Hi you guys! I'm glad you made it thru the holiday and are feeling some better
I am feeling some "good-natured" pangs of jealousy. I really hate to whine on line..........

Did you catch the rhyme? Totally unintentional, but I'm making an exception here. Thanks for letting me. My holiday has ranked up there with the worst of my adulthood. My eyes are swollen almost closed from crying and I feel like a train-wreck.

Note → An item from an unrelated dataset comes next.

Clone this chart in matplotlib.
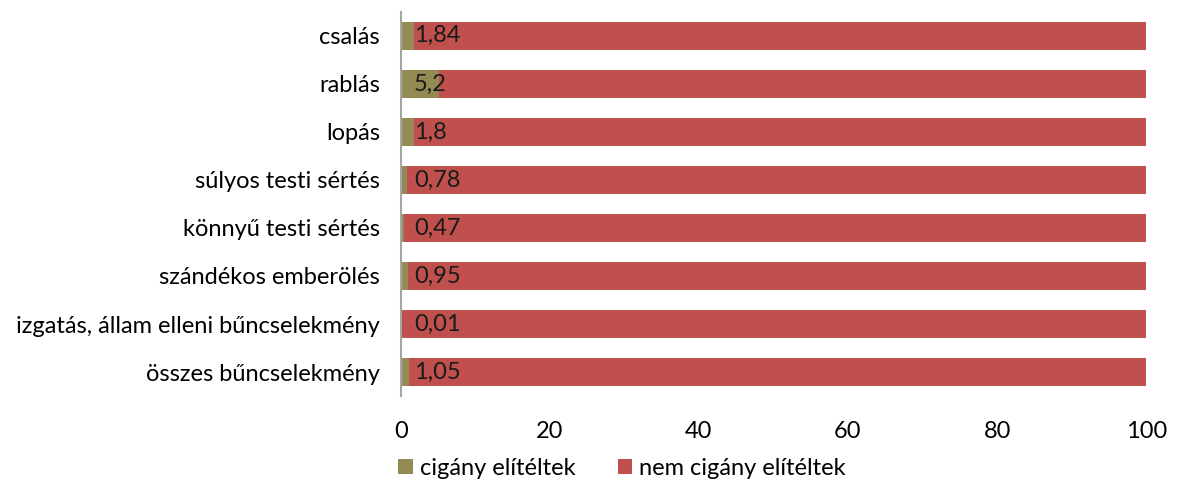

My 22yr. old daughter was not with us for the hoildays for the 1st time since she was born due to her serious drug addiction problems. My mother tried to commit suicide almost a year ago and is now somebody I don't even recognize cause she has become soooo vicious with her anger. There are no boundaries as far as what she spews at me. My step-father & I are her primary targets. My younger ( only sibling) brother is an alcoholic and he drank his holiday evening in response to the tension of the evening. My t has gone away with family for the holidays and I don't have an appt. till Jan7. AND no way to touch base w/him. OK.......guess I'm done. Sorry if I got too carried away. I tried to keep it bare bones w/out details. And....yes....I am wallowing in self-pity tonite.
I'm sorry pin. I just realized I attached myself to your post and got off track. I honestly didn't mean to do that. I hope you forgive me. I don't feel like re-typing.